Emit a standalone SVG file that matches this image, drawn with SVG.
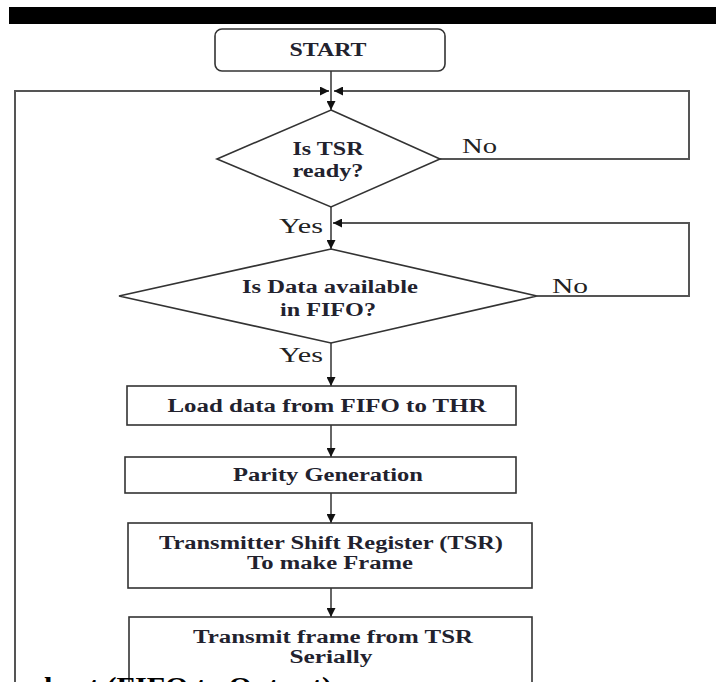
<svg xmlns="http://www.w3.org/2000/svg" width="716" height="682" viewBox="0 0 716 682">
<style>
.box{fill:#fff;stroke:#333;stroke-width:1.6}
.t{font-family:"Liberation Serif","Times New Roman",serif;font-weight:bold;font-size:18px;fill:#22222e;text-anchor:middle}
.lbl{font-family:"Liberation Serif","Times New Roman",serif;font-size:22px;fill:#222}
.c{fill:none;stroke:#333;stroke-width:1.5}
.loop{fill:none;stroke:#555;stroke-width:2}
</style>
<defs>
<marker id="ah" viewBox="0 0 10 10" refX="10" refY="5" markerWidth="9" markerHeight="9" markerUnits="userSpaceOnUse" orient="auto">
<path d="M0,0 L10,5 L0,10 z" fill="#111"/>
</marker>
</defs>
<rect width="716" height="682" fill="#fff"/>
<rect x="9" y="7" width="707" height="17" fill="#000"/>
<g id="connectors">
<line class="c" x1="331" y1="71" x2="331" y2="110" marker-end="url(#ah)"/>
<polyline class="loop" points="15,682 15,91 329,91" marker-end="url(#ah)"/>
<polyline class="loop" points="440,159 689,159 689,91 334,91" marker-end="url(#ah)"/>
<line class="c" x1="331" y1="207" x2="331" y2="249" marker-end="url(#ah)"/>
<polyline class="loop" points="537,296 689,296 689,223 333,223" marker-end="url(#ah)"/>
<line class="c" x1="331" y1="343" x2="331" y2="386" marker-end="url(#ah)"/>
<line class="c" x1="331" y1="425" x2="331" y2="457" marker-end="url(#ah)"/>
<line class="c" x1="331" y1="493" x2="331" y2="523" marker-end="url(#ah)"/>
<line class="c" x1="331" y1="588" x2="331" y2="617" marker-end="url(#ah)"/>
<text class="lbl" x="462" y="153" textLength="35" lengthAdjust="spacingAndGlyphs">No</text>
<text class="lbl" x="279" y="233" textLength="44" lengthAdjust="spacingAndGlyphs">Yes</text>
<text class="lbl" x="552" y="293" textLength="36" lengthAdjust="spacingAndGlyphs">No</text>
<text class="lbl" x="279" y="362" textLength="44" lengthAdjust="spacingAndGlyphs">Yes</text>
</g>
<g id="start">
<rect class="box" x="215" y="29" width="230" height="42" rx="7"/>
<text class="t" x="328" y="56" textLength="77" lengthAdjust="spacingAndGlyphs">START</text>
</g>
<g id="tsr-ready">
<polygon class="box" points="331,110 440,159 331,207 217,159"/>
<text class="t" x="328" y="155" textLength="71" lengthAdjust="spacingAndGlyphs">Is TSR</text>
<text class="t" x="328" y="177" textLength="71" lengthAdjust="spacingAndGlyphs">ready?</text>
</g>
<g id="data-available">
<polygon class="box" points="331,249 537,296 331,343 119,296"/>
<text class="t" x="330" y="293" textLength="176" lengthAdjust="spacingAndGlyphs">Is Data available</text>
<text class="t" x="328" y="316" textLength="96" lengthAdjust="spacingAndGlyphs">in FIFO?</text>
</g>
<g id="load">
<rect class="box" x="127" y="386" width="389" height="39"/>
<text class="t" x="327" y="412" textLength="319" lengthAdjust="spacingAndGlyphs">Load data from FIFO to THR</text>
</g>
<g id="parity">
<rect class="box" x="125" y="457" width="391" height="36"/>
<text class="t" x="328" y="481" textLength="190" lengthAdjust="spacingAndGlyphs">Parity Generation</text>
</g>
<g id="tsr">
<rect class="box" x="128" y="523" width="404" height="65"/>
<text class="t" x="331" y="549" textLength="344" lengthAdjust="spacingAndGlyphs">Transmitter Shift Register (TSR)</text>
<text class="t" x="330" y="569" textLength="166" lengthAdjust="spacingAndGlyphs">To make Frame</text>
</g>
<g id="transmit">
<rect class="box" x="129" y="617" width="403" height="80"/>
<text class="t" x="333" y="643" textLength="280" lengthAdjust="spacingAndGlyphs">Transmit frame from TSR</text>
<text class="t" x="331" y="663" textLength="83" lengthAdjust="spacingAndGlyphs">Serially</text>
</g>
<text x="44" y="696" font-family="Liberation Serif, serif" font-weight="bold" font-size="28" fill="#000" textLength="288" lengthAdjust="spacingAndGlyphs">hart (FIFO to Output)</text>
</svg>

§ Requirement
Quote the material in full and exactly; do not carry over its pictures.

§ Completed task
Emit a standalone SVG file that matches this image, drawn with SVG.
<svg xmlns="http://www.w3.org/2000/svg" width="716" height="682" viewBox="0 0 716 682">
<style>
.box{fill:#fff;stroke:#333;stroke-width:1.6}
.t{font-family:"Liberation Serif","Times New Roman",serif;font-weight:bold;font-size:18px;fill:#22222e;text-anchor:middle}
.lbl{font-family:"Liberation Serif","Times New Roman",serif;font-size:22px;fill:#222}
.c{fill:none;stroke:#333;stroke-width:1.5}
.loop{fill:none;stroke:#555;stroke-width:2}
</style>
<defs>
<marker id="ah" viewBox="0 0 10 10" refX="10" refY="5" markerWidth="9" markerHeight="9" markerUnits="userSpaceOnUse" orient="auto">
<path d="M0,0 L10,5 L0,10 z" fill="#111"/>
</marker>
</defs>
<rect width="716" height="682" fill="#fff"/>
<rect x="9" y="7" width="707" height="17" fill="#000"/>
<g id="connectors">
<line class="c" x1="331" y1="71" x2="331" y2="110" marker-end="url(#ah)"/>
<polyline class="loop" points="15,682 15,91 329,91" marker-end="url(#ah)"/>
<polyline class="loop" points="440,159 689,159 689,91 334,91" marker-end="url(#ah)"/>
<line class="c" x1="331" y1="207" x2="331" y2="249" marker-end="url(#ah)"/>
<polyline class="loop" points="537,296 689,296 689,223 333,223" marker-end="url(#ah)"/>
<line class="c" x1="331" y1="343" x2="331" y2="386" marker-end="url(#ah)"/>
<line class="c" x1="331" y1="425" x2="331" y2="457" marker-end="url(#ah)"/>
<line class="c" x1="331" y1="493" x2="331" y2="523" marker-end="url(#ah)"/>
<line class="c" x1="331" y1="588" x2="331" y2="617" marker-end="url(#ah)"/>
<text class="lbl" x="462" y="153" textLength="35" lengthAdjust="spacingAndGlyphs">No</text>
<text class="lbl" x="279" y="233" textLength="44" lengthAdjust="spacingAndGlyphs">Yes</text>
<text class="lbl" x="552" y="293" textLength="36" lengthAdjust="spacingAndGlyphs">No</text>
<text class="lbl" x="279" y="362" textLength="44" lengthAdjust="spacingAndGlyphs">Yes</text>
</g>
<g id="start">
<rect class="box" x="215" y="29" width="230" height="42" rx="7"/>
<text class="t" x="328" y="56" textLength="77" lengthAdjust="spacingAndGlyphs">START</text>
</g>
<g id="tsr-ready">
<polygon class="box" points="331,110 440,159 331,207 217,159"/>
<text class="t" x="328" y="155" textLength="71" lengthAdjust="spacingAndGlyphs">Is TSR</text>
<text class="t" x="328" y="177" textLength="71" lengthAdjust="spacingAndGlyphs">ready?</text>
</g>
<g id="data-available">
<polygon class="box" points="331,249 537,296 331,343 119,296"/>
<text class="t" x="330" y="293" textLength="176" lengthAdjust="spacingAndGlyphs">Is Data available</text>
<text class="t" x="328" y="316" textLength="96" lengthAdjust="spacingAndGlyphs">in FIFO?</text>
</g>
<g id="load">
<rect class="box" x="127" y="386" width="389" height="39"/>
<text class="t" x="327" y="412" textLength="319" lengthAdjust="spacingAndGlyphs">Load data from FIFO to THR</text>
</g>
<g id="parity">
<rect class="box" x="125" y="457" width="391" height="36"/>
<text class="t" x="328" y="481" textLength="190" lengthAdjust="spacingAndGlyphs">Parity Generation</text>
</g>
<g id="tsr">
<rect class="box" x="128" y="523" width="404" height="65"/>
<text class="t" x="331" y="549" textLength="344" lengthAdjust="spacingAndGlyphs">Transmitter Shift Register (TSR)</text>
<text class="t" x="330" y="569" textLength="166" lengthAdjust="spacingAndGlyphs">To make Frame</text>
</g>
<g id="transmit">
<rect class="box" x="129" y="617" width="403" height="80"/>
<text class="t" x="333" y="643" textLength="280" lengthAdjust="spacingAndGlyphs">Transmit frame from TSR</text>
<text class="t" x="331" y="663" textLength="83" lengthAdjust="spacingAndGlyphs">Serially</text>
</g>
<text x="44" y="696" font-family="Liberation Serif, serif" font-weight="bold" font-size="28" fill="#000" textLength="288" lengthAdjust="spacingAndGlyphs">hart (FIFO to Output)</text>
</svg>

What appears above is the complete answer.